How would I prove that any binary tree that has n leaves has precisely $2n-1$ nodes ?

Given that a binary tree is either a single node "o" or a node with the left and right subtrees contains a binary tree

     o
/       \
binary  binary
tree    tree


Any help would be appreciated !

• I'd recommend induction. Feb 5 '14 at 14:02

Your formula only works if you assume all the leaves are the same depth in the tree and every node that isn't a leaf has 2 children (see wikipedia for different kinds of binary trees).
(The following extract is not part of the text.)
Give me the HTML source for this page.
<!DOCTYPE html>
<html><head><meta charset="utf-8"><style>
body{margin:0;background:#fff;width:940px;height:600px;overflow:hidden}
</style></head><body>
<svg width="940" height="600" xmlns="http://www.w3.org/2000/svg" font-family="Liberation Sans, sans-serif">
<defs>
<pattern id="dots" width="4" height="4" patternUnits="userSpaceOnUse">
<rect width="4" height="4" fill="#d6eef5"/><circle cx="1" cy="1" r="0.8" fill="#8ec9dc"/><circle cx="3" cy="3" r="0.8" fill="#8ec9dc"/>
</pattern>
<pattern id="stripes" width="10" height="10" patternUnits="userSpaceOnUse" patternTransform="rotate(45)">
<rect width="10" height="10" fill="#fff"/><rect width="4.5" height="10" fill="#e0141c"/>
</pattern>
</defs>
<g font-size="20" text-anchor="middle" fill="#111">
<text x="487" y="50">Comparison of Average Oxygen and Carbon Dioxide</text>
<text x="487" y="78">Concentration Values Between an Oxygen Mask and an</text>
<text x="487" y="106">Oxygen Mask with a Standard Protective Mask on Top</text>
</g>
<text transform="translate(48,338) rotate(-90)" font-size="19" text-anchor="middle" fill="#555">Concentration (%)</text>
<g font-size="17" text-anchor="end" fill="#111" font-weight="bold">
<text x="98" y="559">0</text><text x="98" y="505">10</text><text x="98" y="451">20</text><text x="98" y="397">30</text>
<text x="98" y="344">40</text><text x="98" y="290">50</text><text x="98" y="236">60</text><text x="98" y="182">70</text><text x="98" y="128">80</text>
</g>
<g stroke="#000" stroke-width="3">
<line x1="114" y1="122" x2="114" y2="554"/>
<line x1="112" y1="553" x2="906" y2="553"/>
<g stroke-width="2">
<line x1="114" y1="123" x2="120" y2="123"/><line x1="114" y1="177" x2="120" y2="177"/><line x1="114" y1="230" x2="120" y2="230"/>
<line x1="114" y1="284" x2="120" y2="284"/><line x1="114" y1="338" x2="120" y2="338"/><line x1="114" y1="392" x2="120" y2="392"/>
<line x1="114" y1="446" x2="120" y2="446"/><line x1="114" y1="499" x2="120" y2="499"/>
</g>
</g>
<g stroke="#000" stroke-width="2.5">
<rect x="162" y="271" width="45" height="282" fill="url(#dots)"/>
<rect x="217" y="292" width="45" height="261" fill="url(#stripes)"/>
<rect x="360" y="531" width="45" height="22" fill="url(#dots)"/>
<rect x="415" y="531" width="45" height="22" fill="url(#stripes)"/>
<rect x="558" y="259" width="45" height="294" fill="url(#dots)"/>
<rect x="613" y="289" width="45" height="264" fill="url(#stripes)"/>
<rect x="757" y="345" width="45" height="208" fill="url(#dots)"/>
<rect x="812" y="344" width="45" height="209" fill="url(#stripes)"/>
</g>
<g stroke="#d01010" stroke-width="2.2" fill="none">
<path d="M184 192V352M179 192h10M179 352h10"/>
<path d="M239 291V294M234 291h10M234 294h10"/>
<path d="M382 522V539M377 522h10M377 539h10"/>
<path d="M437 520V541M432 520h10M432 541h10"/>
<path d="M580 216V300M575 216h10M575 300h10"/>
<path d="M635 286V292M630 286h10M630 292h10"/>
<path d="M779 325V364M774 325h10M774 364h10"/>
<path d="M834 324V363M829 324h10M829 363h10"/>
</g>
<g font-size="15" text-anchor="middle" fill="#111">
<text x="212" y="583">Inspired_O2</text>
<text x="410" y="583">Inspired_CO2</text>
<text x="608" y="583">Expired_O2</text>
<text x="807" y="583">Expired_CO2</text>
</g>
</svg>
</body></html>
For example imagine a tree

o
\
o


This has $n=1$ leaves and 2 nodes but the formula gives $2n-1=1$.

Making this assumption, to prove by induction, notice (1) that the formula holds true for a tree of height 1 with 1 node, because $2\times 1 - 1 = 1$.
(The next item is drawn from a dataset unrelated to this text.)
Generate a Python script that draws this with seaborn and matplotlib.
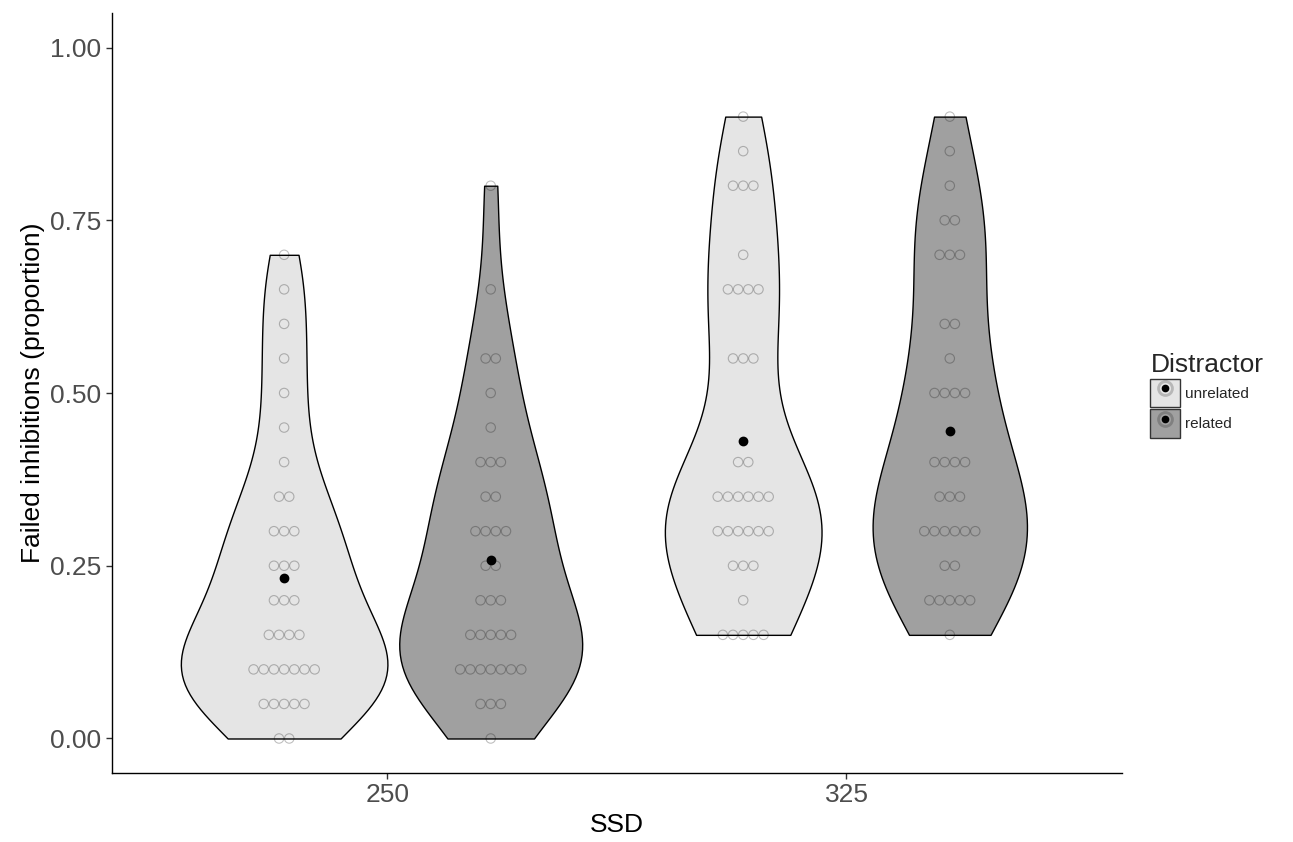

Then (2) assume that the formula holds for trees with $k$ leaves, so assume trees with $k$ leaves have $2k-1$ nodes. Adding another level to the tree with $k$ leaves adds another $2k$ leaves because each leaf in the original tree has 2 children. So this new tree has a total of $2k-1$ leaves from the original plus another $2k$ leaves = $4k-1$ leaves. The formula for $2k$ leaves gives $2(2k)-1=4k-1$ leaves, which is the same!

So because our (1) our base step is true; and (2) our inductive step is true, then the formula is true for all $n$ (subject to the constraint above).

Alternatively, the depth $d$ of the tree is $\log_2 n +1$ because the number of nodes doubles at each level.

The total number of nodes is $1 + 2 + 4 + \ldots$ with $d$ terms in the sum, or $2^0 + 2^1 + 2^2 + \ldots + 2^{d-1}$. By the geometric series formula the sum is equal to

\begin{align}\frac{2^d -1}{2-1} &= 2^{\log_2 (n+1)} - 1 \\&= 2\times2^{\log_2 n} -1\\&= 2n -1\end{align}

The number of nodes would be $2^{l-1}$, where $l$ is the number of leaf nodes.